• **SUPPLIED RECORDS**:
-- begin --

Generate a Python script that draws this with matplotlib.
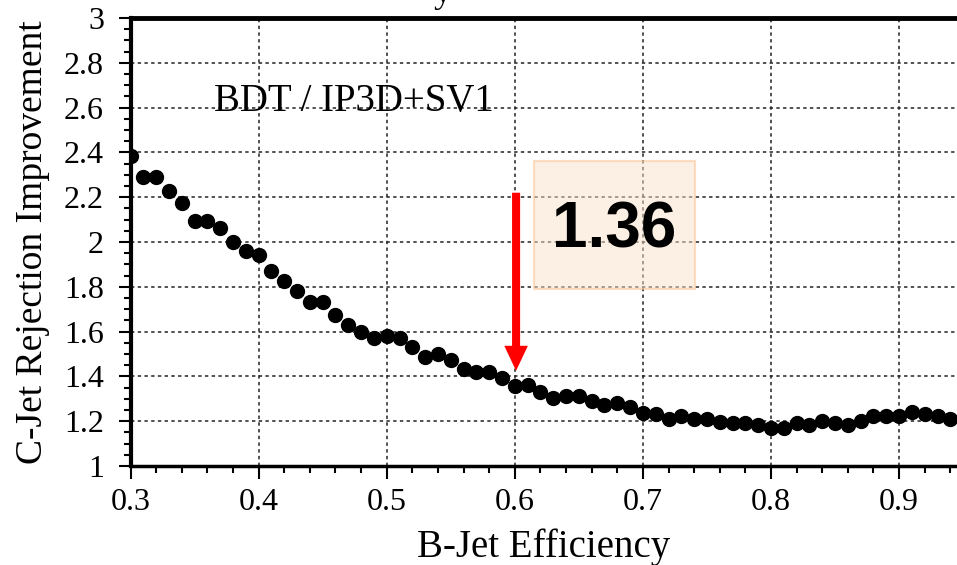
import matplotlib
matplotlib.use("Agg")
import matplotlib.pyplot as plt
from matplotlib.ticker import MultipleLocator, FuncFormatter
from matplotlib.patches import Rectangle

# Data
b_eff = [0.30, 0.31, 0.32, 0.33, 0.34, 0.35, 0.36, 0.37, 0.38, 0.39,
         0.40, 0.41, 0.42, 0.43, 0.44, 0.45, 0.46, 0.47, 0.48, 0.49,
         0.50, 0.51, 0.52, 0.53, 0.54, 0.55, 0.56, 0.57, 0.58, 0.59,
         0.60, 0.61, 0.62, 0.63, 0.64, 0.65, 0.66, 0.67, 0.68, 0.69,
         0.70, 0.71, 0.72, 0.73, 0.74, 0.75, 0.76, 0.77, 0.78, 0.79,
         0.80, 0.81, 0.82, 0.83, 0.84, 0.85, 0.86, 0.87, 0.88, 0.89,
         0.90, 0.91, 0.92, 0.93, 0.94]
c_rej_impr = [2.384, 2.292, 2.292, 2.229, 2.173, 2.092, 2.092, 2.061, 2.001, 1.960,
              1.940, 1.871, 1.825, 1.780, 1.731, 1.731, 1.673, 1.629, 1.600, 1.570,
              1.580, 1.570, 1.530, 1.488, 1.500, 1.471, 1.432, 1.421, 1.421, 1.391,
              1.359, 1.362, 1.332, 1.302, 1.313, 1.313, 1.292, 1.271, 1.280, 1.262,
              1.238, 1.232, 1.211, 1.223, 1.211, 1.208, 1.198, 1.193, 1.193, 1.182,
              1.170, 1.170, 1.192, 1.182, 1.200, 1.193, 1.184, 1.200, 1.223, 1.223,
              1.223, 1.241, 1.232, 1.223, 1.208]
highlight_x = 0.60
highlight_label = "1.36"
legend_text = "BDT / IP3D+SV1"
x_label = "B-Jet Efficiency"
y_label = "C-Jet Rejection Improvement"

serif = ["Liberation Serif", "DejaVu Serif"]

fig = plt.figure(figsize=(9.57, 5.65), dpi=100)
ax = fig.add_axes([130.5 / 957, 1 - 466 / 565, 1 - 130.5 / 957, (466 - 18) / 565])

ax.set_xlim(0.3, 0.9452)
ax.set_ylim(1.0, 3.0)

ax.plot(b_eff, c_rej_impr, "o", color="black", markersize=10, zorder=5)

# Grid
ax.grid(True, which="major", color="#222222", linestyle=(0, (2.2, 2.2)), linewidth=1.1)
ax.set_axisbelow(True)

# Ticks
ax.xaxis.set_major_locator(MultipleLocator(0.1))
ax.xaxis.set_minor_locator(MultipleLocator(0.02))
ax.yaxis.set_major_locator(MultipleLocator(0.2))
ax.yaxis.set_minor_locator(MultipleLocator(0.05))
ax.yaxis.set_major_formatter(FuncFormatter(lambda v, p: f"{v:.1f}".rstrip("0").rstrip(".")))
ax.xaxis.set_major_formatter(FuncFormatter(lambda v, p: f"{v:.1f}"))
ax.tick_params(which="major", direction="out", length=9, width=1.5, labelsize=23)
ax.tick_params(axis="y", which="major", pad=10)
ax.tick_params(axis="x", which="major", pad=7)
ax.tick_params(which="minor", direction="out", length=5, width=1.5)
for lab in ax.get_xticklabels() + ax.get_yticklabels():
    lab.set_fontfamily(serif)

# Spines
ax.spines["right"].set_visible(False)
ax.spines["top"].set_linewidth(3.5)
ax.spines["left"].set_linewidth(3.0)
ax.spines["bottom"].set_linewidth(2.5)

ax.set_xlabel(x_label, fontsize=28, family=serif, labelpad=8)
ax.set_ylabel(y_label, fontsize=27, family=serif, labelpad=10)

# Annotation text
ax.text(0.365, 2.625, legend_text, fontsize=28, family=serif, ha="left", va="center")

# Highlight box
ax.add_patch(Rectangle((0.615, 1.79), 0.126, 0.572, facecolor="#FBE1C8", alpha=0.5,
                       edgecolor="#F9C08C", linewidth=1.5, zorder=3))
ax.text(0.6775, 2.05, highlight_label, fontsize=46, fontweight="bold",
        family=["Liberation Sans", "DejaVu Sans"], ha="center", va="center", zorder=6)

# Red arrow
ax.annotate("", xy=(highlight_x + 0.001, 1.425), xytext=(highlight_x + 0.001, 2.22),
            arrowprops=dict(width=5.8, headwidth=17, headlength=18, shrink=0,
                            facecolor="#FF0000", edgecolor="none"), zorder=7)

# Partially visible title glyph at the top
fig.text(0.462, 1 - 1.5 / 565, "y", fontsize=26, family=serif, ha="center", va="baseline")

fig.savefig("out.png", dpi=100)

-- end --
-- begin --

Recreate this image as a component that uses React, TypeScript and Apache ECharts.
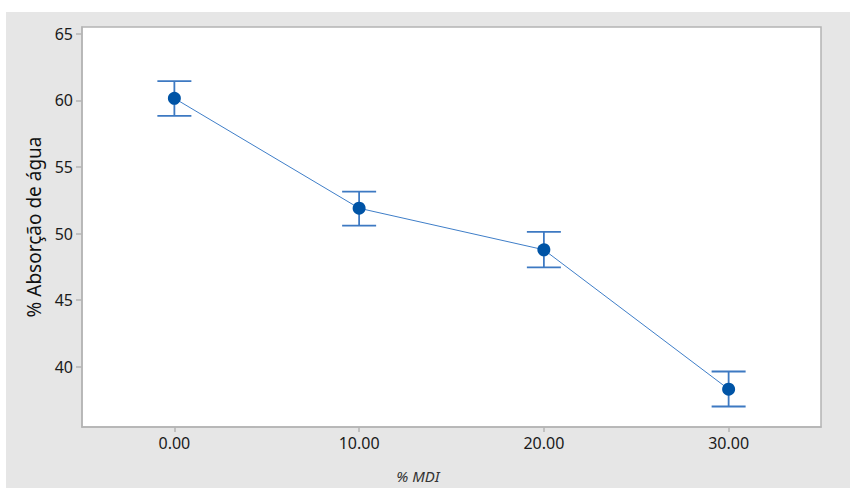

-- end --
-- begin --

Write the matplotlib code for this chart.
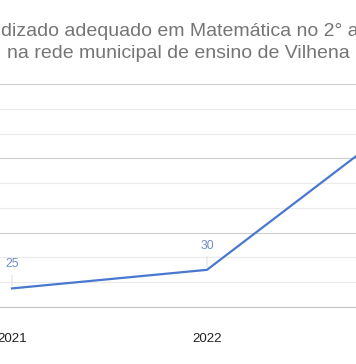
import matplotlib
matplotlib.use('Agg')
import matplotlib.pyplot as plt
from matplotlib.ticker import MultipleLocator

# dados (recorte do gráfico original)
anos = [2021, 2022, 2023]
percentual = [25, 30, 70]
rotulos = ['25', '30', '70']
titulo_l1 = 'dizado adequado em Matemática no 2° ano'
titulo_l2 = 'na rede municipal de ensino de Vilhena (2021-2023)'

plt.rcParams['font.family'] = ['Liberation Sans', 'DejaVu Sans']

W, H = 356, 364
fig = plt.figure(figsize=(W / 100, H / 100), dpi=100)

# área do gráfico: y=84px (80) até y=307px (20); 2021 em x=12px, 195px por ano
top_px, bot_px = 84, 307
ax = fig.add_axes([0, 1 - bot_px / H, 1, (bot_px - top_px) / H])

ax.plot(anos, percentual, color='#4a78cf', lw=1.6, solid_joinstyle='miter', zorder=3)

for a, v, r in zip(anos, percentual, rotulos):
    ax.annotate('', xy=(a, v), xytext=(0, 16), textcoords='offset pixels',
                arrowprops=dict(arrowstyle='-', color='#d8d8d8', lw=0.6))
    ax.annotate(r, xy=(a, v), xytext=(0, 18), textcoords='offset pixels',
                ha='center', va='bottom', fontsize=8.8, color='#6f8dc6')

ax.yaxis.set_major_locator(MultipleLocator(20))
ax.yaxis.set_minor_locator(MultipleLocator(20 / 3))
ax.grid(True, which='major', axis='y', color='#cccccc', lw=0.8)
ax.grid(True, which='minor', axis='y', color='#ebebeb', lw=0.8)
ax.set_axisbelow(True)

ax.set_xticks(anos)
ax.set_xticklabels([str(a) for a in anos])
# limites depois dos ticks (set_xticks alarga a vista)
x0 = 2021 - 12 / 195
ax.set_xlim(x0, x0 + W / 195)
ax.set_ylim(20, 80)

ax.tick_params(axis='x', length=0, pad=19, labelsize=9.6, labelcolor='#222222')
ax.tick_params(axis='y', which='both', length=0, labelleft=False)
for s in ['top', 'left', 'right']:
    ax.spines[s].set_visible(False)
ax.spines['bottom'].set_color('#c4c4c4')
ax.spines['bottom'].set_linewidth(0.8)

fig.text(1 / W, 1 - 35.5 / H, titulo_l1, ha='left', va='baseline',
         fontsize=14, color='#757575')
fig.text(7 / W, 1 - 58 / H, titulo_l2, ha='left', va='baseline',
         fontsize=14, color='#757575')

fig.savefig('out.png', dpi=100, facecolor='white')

-- end --

• **TASK DIRECTIONS**: Give again, word for word, the part that opens with the line containing "Write the matplotlib code for this chart." and closes with the one containing "fig.savefig('out.png', dpi=100, facecolor='white')". Include both of those lines and skip all pictures.

• **OUTPUT**:
Write the matplotlib code for this chart.
import matplotlib
matplotlib.use('Agg')
import matplotlib.pyplot as plt
from matplotlib.ticker import MultipleLocator

# dados (recorte do gráfico original)
anos = [2021, 2022, 2023]
percentual = [25, 30, 70]
rotulos = ['25', '30', '70']
titulo_l1 = 'dizado adequado em Matemática no 2° ano'
titulo_l2 = 'na rede municipal de ensino de Vilhena (2021-2023)'

plt.rcParams['font.family'] = ['Liberation Sans', 'DejaVu Sans']

W, H = 356, 364
fig = plt.figure(figsize=(W / 100, H / 100), dpi=100)

# área do gráfico: y=84px (80) até y=307px (20); 2021 em x=12px, 195px por ano
top_px, bot_px = 84, 307
ax = fig.add_axes([0, 1 - bot_px / H, 1, (bot_px - top_px) / H])

ax.plot(anos, percentual, color='#4a78cf', lw=1.6, solid_joinstyle='miter', zorder=3)

for a, v, r in zip(anos, percentual, rotulos):
    ax.annotate('', xy=(a, v), xytext=(0, 16), textcoords='offset pixels',
                arrowprops=dict(arrowstyle='-', color='#d8d8d8', lw=0.6))
    ax.annotate(r, xy=(a, v), xytext=(0, 18), textcoords='offset pixels',
                ha='center', va='bottom', fontsize=8.8, color='#6f8dc6')

ax.yaxis.set_major_locator(MultipleLocator(20))
ax.yaxis.set_minor_locator(MultipleLocator(20 / 3))
ax.grid(True, which='major', axis='y', color='#cccccc', lw=0.8)
ax.grid(True, which='minor', axis='y', color='#ebebeb', lw=0.8)
ax.set_axisbelow(True)

ax.set_xticks(anos)
ax.set_xticklabels([str(a) for a in anos])
# limites depois dos ticks (set_xticks alarga a vista)
x0 = 2021 - 12 / 195
ax.set_xlim(x0, x0 + W / 195)
ax.set_ylim(20, 80)

ax.tick_params(axis='x', length=0, pad=19, labelsize=9.6, labelcolor='#222222')
ax.tick_params(axis='y', which='both', length=0, labelleft=False)
for s in ['top', 'left', 'right']:
    ax.spines[s].set_visible(False)
ax.spines['bottom'].set_color('#c4c4c4')
ax.spines['bottom'].set_linewidth(0.8)

fig.text(1 / W, 1 - 35.5 / H, titulo_l1, ha='left', va='baseline',
         fontsize=14, color='#757575')
fig.text(7 / W, 1 - 58 / H, titulo_l2, ha='left', va='baseline',
         fontsize=14, color='#757575')

fig.savefig('out.png', dpi=100, facecolor='white')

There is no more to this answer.